Acquired from the above sale by the present owner.

Lot Essay

This folk subject is in line with Hendra's desire to be a people's artist. It is a deliberate attempt on his part to choose a commonplace subject - a person very much like the Everyman, someone every Indonesian would know, recognize and identify with.

The choice of the humble fish-vendor as the inspiration behind this lot does not, however, warrant a conventional treatment. Hendra manipulates the canvas to present an alternative way of regarding the theme.

Reading the painting with no reference to its title, one can easily attribute princely characteristics to the figure. Striking a wide, bold pose, he is a figure of strength and purpose. The theatrical aspect of the character is unmistakable. His pose is reminiscent of the Indonesian folk art that so inspired Hendra in his earlier days such as the kuda kepang (a trance dance where a male performer dances with a hobby-horse made of plaited grass) and ketoprak (a form of popular theatre performed in open air). It is very dramatic and almost heroic; tinged with a sense of self-consciousness, as though the man is performing in front of an audience, or is aware of a hidden viewer. His white-and-black-swirl cape, painted on a near translucent fabric (amidst an entire canvas of opaque hues) emphasizes the width of his shoulders and adds a supernatural, larger than life aspect to his mien.
Fusing the heroic element with his depiction of the common fish-vendor reminds us again of the theatricality of the piece. However, the extravagances and artificiality associated with the theatre belie Hendra's passion for politics and social issues. By allowing the humble fish-vendor to rise above his lot in life to that of an epic hero, he expresses a desire for the people to take charge and no longer be victims of oppression by others.

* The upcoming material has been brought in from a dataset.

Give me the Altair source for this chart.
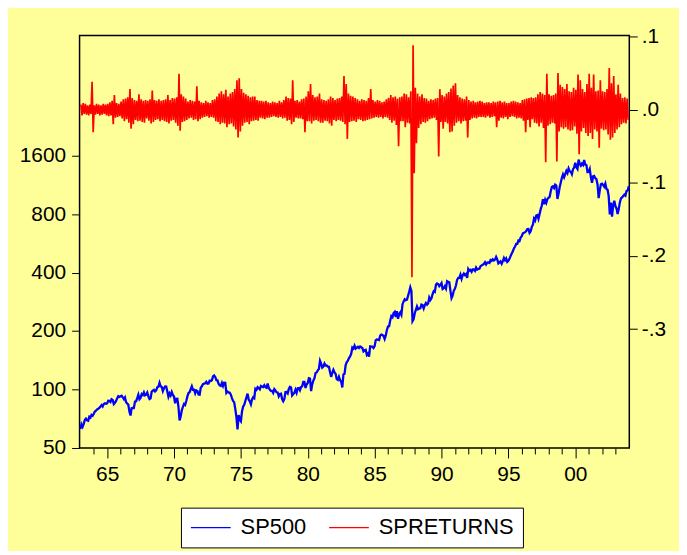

Characteristic of Hendra's works is his vivid use of colour to express intensity of emotion and atmosphere. Painting the torso and legs of the fish-vendor red, but making his arms brown and black do little to make it more realistic, but the use of such saturated hues to highlight different parts of the body imparts a hyper-sensitivity to the painting. The eye is drawn instinctively towards each part almost systematically, but this does not detract away from the unity of the piece aided by the clever use of rounded forms.

There is nary a straight line in Hendra's Fish Vendor. The brushstrokes are fluid and organic, swirling freely across the canvas. There is an almost Art Nouveau feel to the painting, with the curved lines and heavy use of patterns and shapes. Small squiggles of green and yellow are flushed against the red of the fish-vendor's calf, juxtaposed with the red on brown polka dots on his feet. Even the various colourful fish that flank the man are like an exercise in design more than anything else. The effect is almost caricature-like, yet one cannot help but feel that Hendra is merely using these decorative patterns as metaphors for less-than palatable things - like the spider-veins on the man's tired legs, or the onslaught of disease. The artist seems almost reluctant to deface his hero, but realizes that he cannot paint an overly idealized portrait either. A compromise is the best he can offer to his viewer.